◆ SET TASK
Look through the data below. Show each line where the string "with" occurs.

-=-=-=-=-

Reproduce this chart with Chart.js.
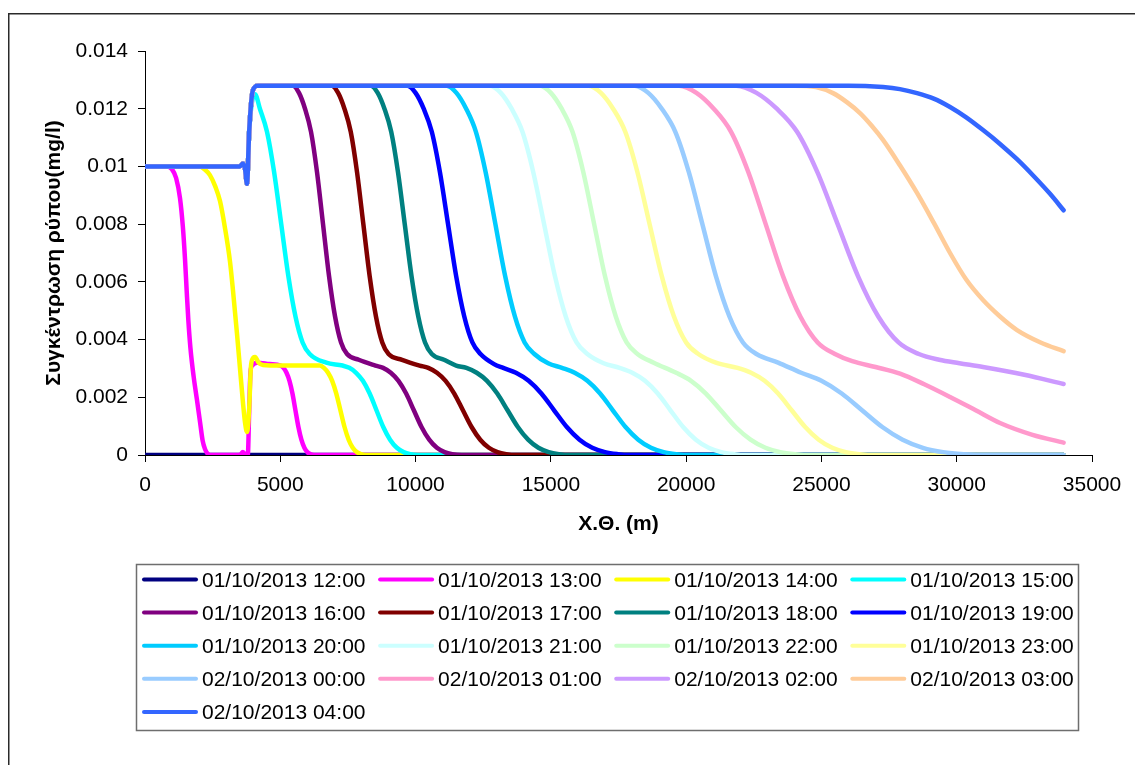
<!DOCTYPE html>
<html>
<head>
<meta charset="utf-8">
<script src="https://cdn.jsdelivr.net/npm/chart.js@4.4.1/dist/chart.umd.min.js"></script>
<style>
  html, body { margin: 0; padding: 0; background: #ffffff; }
  canvas { display: block; }
</style>
</head>
<body>
<canvas id="chart" width="1135" height="765"></canvas>
<script>
// Concentration profiles along the river (distance in m, concentration in mg/l), one per hour.
const timeLabels = [
  '01/10/2013 12:00', '01/10/2013 13:00', '01/10/2013 14:00', '01/10/2013 15:00',
  '01/10/2013 16:00', '01/10/2013 17:00', '01/10/2013 18:00', '01/10/2013 19:00',
  '01/10/2013 20:00', '01/10/2013 21:00', '01/10/2013 22:00', '01/10/2013 23:00',
  '02/10/2013 00:00', '02/10/2013 01:00', '02/10/2013 02:00', '02/10/2013 03:00',
  '02/10/2013 04:00'
];

// Upstream reach and the step at the confluence, shared by every profile from 16:00 on.
const confluenceHead = [[0,0.01],[3500,0.01],[3620,0.0101],[3700,0.0099],[3770,0.0094],[3850,0.0112],[3990,0.01265],[4175,0.0128]];

const c1200 = [[0,0],[33950,0]];
const c1300 = [[0,0.01],[813,0.01],[1000,0.0099],[1150,0.0096],[1294,0.0089],[1400,0.0079],[1478,0.0068],[1540,0.0057],[1600,0.0047],[1680,0.0037],[1800,0.0027],[1922,0.0019],[2040,0.0011],[2130,0.0005],[2220,0.0002],[2310,0.00005],[2400,0],[3500,0],[3620,0.0001],[3720,0],[3800,0],[3850,0.0015],[3900,0.0029],[3960,0.0031],[4140,0.0032],[4600,0.00315],[5010,0.0031],[5120,0.00302],[5230,0.00285],[5340,0.00257],[5450,0.00213],[5560,0.00155],[5670,0.00097],[5780,0.00053],[5890,0.00025],[6000,0.0001],[6110,0.00003],[6250,0],[33950,0]];
const c1400 = [[0,0.01],[2030,0.01],[2200,0.0099],[2400,0.0097],[2600,0.0093],[2772,0.0088],[2950,0.0079],[3142,0.0067],[3252,0.0057],[3400,0.0042],[3520,0.0029],[3622,0.0018],[3700,0.0011],[3770,0.0008],[3850,0.0016],[3910,0.003],[3960,0.0033],[4066,0.0034],[4200,0.0032],[4361,0.00312],[5000,0.0031],[6462,0.0031],[6614,0.00302],[6766,0.00285],[6918,0.00257],[7070,0.00213],[7222,0.00155],[7374,0.00097],[7526,0.00053],[7678,0.00025],[7830,0.0001],[7982,0.00003],[8150,0],[33950,0]];
const c1500 = [[0,0.01],[3500,0.01],[3620,0.0101],[3700,0.0099],[3770,0.0094],[3850,0.0112],[3990,0.0124],[4066,0.0125],[4246,0.012],[4509,0.0112],[4772,0.0098],[5035,0.008],[5298,0.0062],[5561,0.0048],[5824,0.0039],[6087,0.0035],[6700,0.0032],[7300,0.0031],[7551,0.00302],[7802,0.00285],[8053,0.00257],[8304,0.00213],[8555,0.00155],[8806,0.00097],[9057,0.00053],[9308,0.00025],[9559,0.0001],[9810,0.00003],[10100,0],[33950,0]];
const c1600 = confluenceHead.concat([[5470,0.0128],[5692,0.01255],[5914,0.012],[6136,0.0112],[6358,0.0098],[6580,0.008],[6802,0.0062],[7024,0.0048],[7246,0.0039],[7468,0.0035],[7900,0.0033],[8516,0.0031],[8800,0.00302],[9084,0.00285],[9368,0.00257],[9652,0.00213],[9936,0.00155],[10220,0.00097],[10504,0.00053],[10788,0.00025],[11072,0.0001],[11356,0.00003],[11700,0],[33950,0]]);
const c1700 = confluenceHead.concat([[6905,0.0128],[7138,0.01255],[7371,0.012],[7604,0.0112],[7837,0.0098],[8070,0.008],[8303,0.0062],[8536,0.0048],[8769,0.0039],[9002,0.0035],[9500,0.0033],[10150,0.0031],[10470,0.00302],[10790,0.00285],[11110,0.00257],[11430,0.00213],[11750,0.00155],[12070,0.00097],[12390,0.00053],[12710,0.00025],[13030,0.0001],[13350,0.00003],[13700,0],[33950,0]]);
const c1800 = confluenceHead.concat([[8350,0.0128],[8600,0.01255],[8850,0.012],[9100,0.0112],[9350,0.0098],[9600,0.008],[9850,0.0062],[10100,0.0048],[10350,0.0039],[10600,0.0035],[11050,0.0033],[11500,0.0031],[11880,0.00302],[12260,0.00285],[12640,0.00257],[13020,0.00213],[13400,0.00155],[13780,0.00097],[14160,0.00053],[14540,0.00025],[14920,0.0001],[15300,0.00003],[15700,0],[33950,0]]);
const c1900 = confluenceHead.concat([[9700,0.0128],[10000,0.01255],[10300,0.012],[10600,0.0112],[10900,0.0098],[11200,0.008],[11500,0.0062],[11800,0.0048],[12100,0.0039],[12400,0.0035],[12900,0.00315],[13240,0.00302],[13710,0.00285],[14180,0.00257],[14650,0.00213],[15120,0.00155],[15590,0.00097],[16060,0.00053],[16530,0.00025],[17000,0.0001],[17470,0.00003],[17900,0],[33950,0]]);
const c2000 = confluenceHead.concat([[11150,0.0128],[11510,0.01255],[11870,0.012],[12230,0.0112],[12590,0.0098],[12950,0.008],[13310,0.0062],[13670,0.0048],[14030,0.0039],[14390,0.0035],[14900,0.00318],[15410,0.00302],[15880,0.00285],[16350,0.00257],[16820,0.00213],[17290,0.00155],[17760,0.00097],[18230,0.00053],[18700,0.00025],[19170,0.0001],[19640,0.00003],[20100,0],[33950,0]]);
const c2100 = confluenceHead.concat([[12750,0.0128],[13150,0.01255],[13550,0.012],[13950,0.0112],[14350,0.0098],[14750,0.008],[15150,0.0062],[15550,0.0048],[15950,0.0039],[16350,0.0035],[16950,0.00318],[17540,0.00302],[18010,0.00285],[18480,0.00257],[18950,0.00213],[19420,0.00155],[19890,0.00097],[20360,0.00053],[20830,0.00025],[21300,0.0001],[21770,0.00003],[22200,0],[33950,0]]);
const c2200 = confluenceHead.concat([[14600,0.0128],[15000,0.01255],[15400,0.012],[15800,0.0112],[16200,0.0098],[16600,0.008],[17000,0.0062],[17400,0.0048],[17800,0.0039],[18200,0.0035],[18800,0.0032],[19630,0.00285],[20180,0.00257],[20730,0.00213],[21280,0.00155],[21830,0.00097],[22380,0.00053],[22930,0.00025],[23480,0.0001],[24030,0.00003],[24600,0],[33950,0]]);
const c2300 = confluenceHead.concat([[16400,0.0128],[16850,0.01255],[17300,0.012],[17750,0.0112],[18200,0.0098],[18650,0.008],[19100,0.0062],[19550,0.0048],[20000,0.0039],[20450,0.0035],[21100,0.0032],[21900,0.00302],[22400,0.00285],[22900,0.00257],[23400,0.00213],[23900,0.00155],[24400,0.00097],[24900,0.00053],[25400,0.00025],[25900,0.0001],[26400,0.00003],[27000,0],[33950,0]]);
const c0000 = confluenceHead.concat([[18100,0.0128],[18600,0.01255],[19100,0.012],[19600,0.0112],[20100,0.0098],[20600,0.008],[21100,0.0062],[21600,0.0048],[22100,0.0039],[22600,0.0035],[23400,0.0032],[24250,0.00285],[25000,0.00257],[25750,0.00213],[26500,0.00155],[27250,0.00097],[28000,0.00053],[28750,0.00025],[29500,0.0001],[30250,0.00003],[31200,0],[33950,0]]);
const c0100 = confluenceHead.concat([[19740,0.0128],[20380,0.01255],[21020,0.012],[21660,0.0112],[22300,0.0098],[22940,0.008],[23580,0.0062],[24220,0.0048],[24860,0.0039],[25500,0.0035],[26140,0.00325],[27000,0.00305],[27905,0.00282],[28800,0.00245],[29753,0.00201],[30700,0.00155],[31601,0.00111],[32800,0.0007],[33950,0.00043]]);
const c0200 = confluenceHead.concat([[21850,0.0128],[22600,0.01255],[23350,0.012],[24100,0.0112],[24850,0.0098],[25600,0.008],[26350,0.0062],[27100,0.0048],[27850,0.0039],[28600,0.0035],[29350,0.0033],[30100,0.00318],[30972,0.00305],[32500,0.00278],[33950,0.00246]]);
const c0300 = confluenceHead.concat([[24000,0.0128],[24800,0.01275],[25428,0.01254],[25950,0.01222],[26426,0.01185],[26850,0.01142],[27276,0.01092],[27900,0.01004],[28533,0.00908],[29150,0.00805],[29753,0.007],[30350,0.00608],[30972,0.00537],[31600,0.0048],[32229,0.00433],[33100,0.0039],[33950,0.0036]]);
const c0400 = confluenceHead.concat([[26000,0.0128],[27276,0.01275],[27900,0.01268],[28533,0.01254],[29150,0.01235],[29753,0.01206],[30350,0.0117],[30972,0.01126],[31600,0.01078],[32229,0.01025],[32850,0.00966],[33449,0.00905],[33950,0.00848]]);

const profiles = [c1200, c1300, c1400, c1500, c1600, c1700, c1800, c1900, c2000, c2100, c2200, c2300, c0000, c0100, c0200, c0300, c0400];

const lineColors = [
  '#000080', '#FF00FF', '#FFFF00', '#00FFFF', '#800080', '#800000', '#008080', '#0000FF',
  '#00CCFF', '#CCFFFF', '#CCFFCC', '#FFFF99', '#99CCFF', '#FF99CC', '#CC99FF', '#FFCC99',
  '#3366FF'
];

const yAxisTitle = 'Συγκέντρωση ρύπου(mg/l)';
const xAxisTitle = 'Χ.Θ. (m)';

const FONT = '"Liberation Sans", Arial, Helvetica, sans-serif';
Chart.defaults.font.family = FONT;
Chart.defaults.color = '#000000';

// White page with the outer frame.
const framePlugin = {
  id: 'frame',
  beforeDraw(chart) {
    const ctx = chart.ctx;
    ctx.save();
    ctx.fillStyle = '#ffffff';
    ctx.fillRect(0, 0, chart.width, chart.height);
    ctx.strokeStyle = '#2a2a2a';
    ctx.lineWidth = 1.5;
    ctx.strokeRect(8.75, 13.75, 1200, 900);
    ctx.restore();
  }
};

// Boxed four-column legend below the plot.
const legendPlugin = {
  id: 'boxLegend',
  afterDraw(chart) {
    const ctx = chart.ctx;
    ctx.save();
    ctx.strokeStyle = '#6e6e6e';
    ctx.lineWidth = 1.5;
    ctx.strokeRect(136.5, 564.5, 942, 166);
    ctx.font = '21px ' + FONT;
    ctx.textAlign = 'left';
    ctx.textBaseline = 'middle';
    chart.data.datasets.forEach((ds, i) => {
      const col = i % 4, row = Math.floor(i / 4);
      const x0 = 142 + col * 236.1;
      const y = 579.5 + row * 33.1;
      ctx.strokeStyle = ds.borderColor;
      ctx.lineWidth = 4;
      ctx.lineCap = 'round';
      ctx.beginPath();
      ctx.moveTo(x0 + 2, y);
      ctx.lineTo(x0 + 54, y);
      ctx.stroke();
      ctx.fillStyle = '#000000';
      ctx.fillText(ds.label, x0 + 60, y + 1.5);
    });
    ctx.restore();
  }
};

const datasets = profiles.map((pts, i) => ({
  label: timeLabels[i],
  data: pts.map(p => ({ x: p[0], y: p[1] })),
  borderColor: lineColors[i],
  backgroundColor: lineColors[i],
  borderWidth: 4.5,
  borderCapStyle: 'round',
  borderJoinStyle: 'round',
  pointRadius: 0,
  fill: false,
  cubicInterpolationMode: 'monotone',
  order: profiles.length - i
}));

new Chart(document.getElementById('chart'), {
  type: 'line',
  data: { datasets },
  options: {
    responsive: false,
    animation: false,
    devicePixelRatio: 1,
    layout: { padding: { left: 10, top: 51, right: 43, bottom: 225 } },
    plugins: {
      legend: { display: false },
      tooltip: { enabled: false }
    },
    scales: {
      x: {
        type: 'linear',
        min: 0,
        max: 35000,
        afterFit(scale) { scale.height = 85; },
        ticks: {
          stepSize: 5000,
          padding: 11,
          maxRotation: 0,
          font: { size: 21 },
          color: '#000000',
          callback: v => String(v)
        },
        grid: {
          drawOnChartArea: false,
          drawTicks: true,
          tickLength: 7,
          color: '#000000',
          lineWidth: 1
        },
        border: { display: true, color: '#000000', width: 1 },
        title: {
          display: true,
          text: xAxisTitle,
          font: { size: 21, weight: 'bold' },
          color: '#000000',
          padding: { top: 0, bottom: 3 }
        }
      },
      y: {
        type: 'linear',
        min: 0,
        max: 0.014,
        afterFit(scale) { scale.width = 135; },
        ticks: {
          stepSize: 0.002,
          padding: 10,
          font: { size: 21 },
          color: '#000000',
          callback: v => String(Number(v.toFixed(3)))
        },
        grid: {
          drawOnChartArea: false,
          drawTicks: true,
          tickLength: 7,
          color: '#000000',
          lineWidth: 1
        },
        border: { display: true, color: '#000000', width: 1 },
        title: {
          display: true,
          text: yAxisTitle,
          font: { size: 21, weight: 'bold' },
          color: '#000000',
          padding: { top: 32, bottom: 0 }
        }
      }
    }
  },
  plugins: [framePlugin, legendPlugin]
});
</script>
</body>
</html>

-=-=-=-=-

◆ COMPLETED EXERCISE
Reproduce this chart with Chart.js.
// White page with the outer frame.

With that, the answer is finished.